**WHAT THE TASK REQUIRES**
Extract only the first line of the listing and every line after it up to and including the one with "plt.rcParams['mathtext.bf'] = 'Liberation". Omit the pictures.

**SOURCE DATA**

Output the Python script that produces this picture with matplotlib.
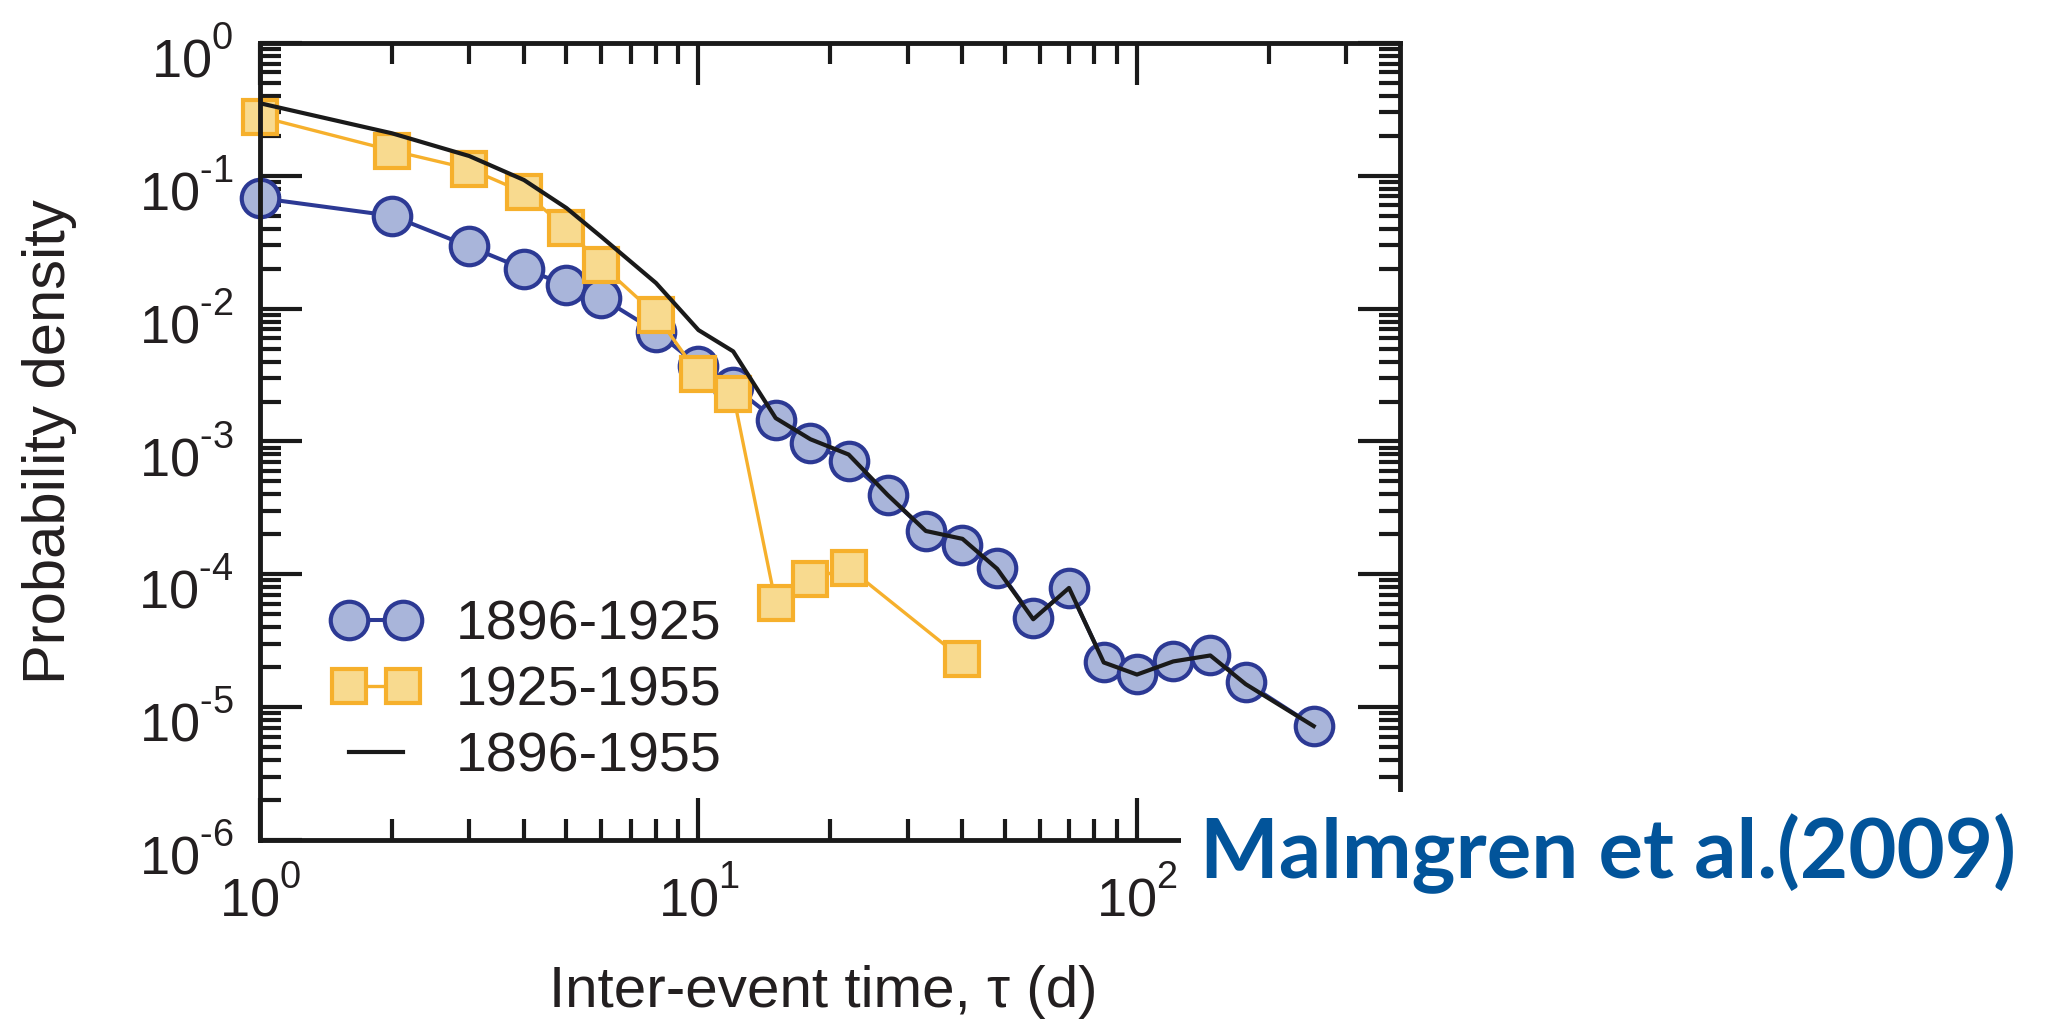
import matplotlib
matplotlib.use('Agg')
import matplotlib.pyplot as plt
import matplotlib.transforms as mtransforms
from matplotlib.ticker import LogLocator, NullFormatter, FuncFormatter
from matplotlib.patches import Rectangle
import numpy as np

plt.rcParams['font.family'] = ['Liberation Sans', 'DejaVu Sans']
plt.rcParams['mathtext.fontset'] = 'custom'
plt.rcParams['mathtext.rm'] = 'Liberation Sans'
plt.rcParams['mathtext.it'] = 'Liberation Sans:italic'
plt.rcParams['mathtext.bf'] = 'Liberation Sans:bold'

try:
    import matplotlib._mathtext as _mt
    _mt.FontConstantsBase.sup1 = 1.0
except Exception:
    pass

# ---- data ----
tau_1896_1925 = [1, 2, 3, 4, 5, 6, 8, 10, 12, 15, 18, 22, 27, 33, 40, 48, 58, 70,
                 84, 100, 121, 147, 177, 253]
pd_1896_1925 = [0.068, 0.050, 0.0294, 0.0199, 0.0151, 0.0121, 0.00673, 0.00373,
                0.00259, 0.00146, 0.000966, 0.000708, 0.000393, 0.000211,
                0.000165, 0.000111, 4.67e-5, 7.85e-5, 2.18e-5, 1.77e-5, 2.22e-5,
                2.46e-5, 1.54e-5, 7.2e-6]

tau_1925_1955 = [1, 2, 3, 4, 5, 6, 8, 10, 12, 15, 18, 22, 40]
pd_1925_1955 = [0.279, 0.155, 0.113, 0.075, 0.0404, 0.0214, 0.0090, 0.00321,
                0.00226, 6.08e-5, 9.2e-5, 1.12e-4, 2.3e-5]

tau_1896_1955 = [1, 2, 3, 4, 5, 6, 8, 10, 12, 15, 18, 22, 27, 33, 40, 48, 58, 70,
                 84, 100, 121, 147, 177, 253]
pd_1896_1955 = [0.352, 0.209, 0.141, 0.093, 0.0572, 0.0348, 0.0156, 0.00690,
                0.00477, 0.00150, 0.00104, 0.000798, 0.000396, 0.000212,
                0.000185, 0.000110, 4.59e-5, 7.9e-5, 2.17e-5, 1.76e-5, 2.21e-5,
                2.45e-5, 1.49e-5, 7.2e-6]

labels = ['1896-1925', '1925-1955', '1896-1955']


def pow10_label(v, pos):
    k = int(round(np.log10(v)))
    if k < 0:
        return r'$\mathdefault{10^{\text{-}%d}}$' % (-k)
    return r'$\mathdefault{10^{%d}}$' % k


W, H = 2050, 1021
fig = plt.figure(figsize=(W / 100, H / 100), dpi=100)
fig.patch.set_facecolor('white')
ax = fig.add_axes([260 / W, 1 - 840 / H, (1400 - 260) / W, (840 - 43) / H])

ax.plot(tau_1896_1925, pd_1896_1925, '-o', color='#2c3994', lw=2.9,
        marker='o', ms=27, mfc='#a9b5da', mec='#2c3994', mew=3.0,
        clip_on=False, label=labels[0], zorder=2)
ax.plot(tau_1925_1955, pd_1925_1955, '-s', color='#f6b02c', lw=2.4,
        marker='s', ms=24, mfc='#f8da8f', mec='#f6b02c', mew=3.0,
        clip_on=False, label=labels[1], zorder=2.1)
ax.plot(tau_1896_1955, pd_1896_1955, '-', color='#1a1a1a', lw=3.0,
        label=labels[2], zorder=2.2)

ax.set_xscale('log')
ax.set_yscale('log')
ax.set_xlim(1, 398)
ax.set_ylim(1e-6, 1)

for sp in ax.spines.values():
    sp.set_linewidth(3.5)
    sp.set_color('#1a1a1a')

ax.xaxis.set_major_locator(LogLocator(base=10, numticks=20))
ax.yaxis.set_major_locator(LogLocator(base=10, numticks=20))
ax.xaxis.set_minor_locator(LogLocator(base=10, subs=range(2, 10), numticks=50))
ax.yaxis.set_minor_locator(LogLocator(base=10, subs=range(2, 10), numticks=50))
ax.xaxis.set_minor_formatter(NullFormatter())
ax.yaxis.set_minor_formatter(NullFormatter())
ax.xaxis.set_major_formatter(FuncFormatter(pow10_label))
ax.yaxis.set_major_formatter(FuncFormatter(pow10_label))

ax.tick_params(which='both', direction='in', top=True, right=True,
               color='#1a1a1a', width=3.0)
ax.tick_params(which='major', length=30, labelsize=39, labelcolor='#231f20')
ax.tick_params(which='minor', length=15)
ax.tick_params(axis='x', which='major', pad=20)
ax.tick_params(axis='y', which='major', pad=19)

# shift y tick labels slightly downward like the reference
offset = mtransforms.ScaledTranslation(0, -10 / 100, fig.dpi_scale_trans)
for lab in ax.get_yticklabels():
    lab.set_transform(lab.get_transform() + offset)

# axis labels
fig.text(65 / W, 1 - 442 / H, 'Probability density', rotation=90,
         rotation_mode='anchor', ha='center', va='baseline', fontsize=43,
         color='#231f20')
fig.text(823 / W, 1 - 1007 / H, 'Inter-event time, \u03c4 (d)', ha='center',
         va='baseline', fontsize=42, color='#231f20')

leg = ax.legend(loc='upper left', bbox_to_anchor=(332 / W, 1 - 599 / H),
                bbox_transform=fig.transFigure, frameon=False, borderpad=0,
                borderaxespad=0, handlelength=1.57, handletextpad=0.65,
                labelspacing=0.26, numpoints=2, fontsize=40)
for t in leg.get_texts():
    t.set_color('#231f20')

# white box with citation
fig.add_artist(Rectangle((1181 / W, 0), 1 - 1181 / W, 1 - 792 / H,
                         transform=fig.transFigure, facecolor='white',
                         edgecolor='none', zorder=10))
fig.text(1200 / W, 1 - 878 / H, 'Malmgren et al.(2009)', fontfamily='Lato',
         fontweight='bold', fontsize=60, color='#02549a', ha='left',
         va='baseline', zorder=11)

fig.savefig('out.png', dpi=100, facecolor='white')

**COMPLETED TASK**
Output the Python script that produces this picture with matplotlib.
import matplotlib
matplotlib.use('Agg')
import matplotlib.pyplot as plt
import matplotlib.transforms as mtransforms
from matplotlib.ticker import LogLocator, NullFormatter, FuncFormatter
from matplotlib.patches import Rectangle
import numpy as np

plt.rcParams['font.family'] = ['Liberation Sans', 'DejaVu Sans']
plt.rcParams['mathtext.fontset'] = 'custom'
plt.rcParams['mathtext.rm'] = 'Liberation Sans'
plt.rcParams['mathtext.it'] = 'Liberation Sans:italic'
plt.rcParams['mathtext.bf'] = 'Liberation Sans:bold'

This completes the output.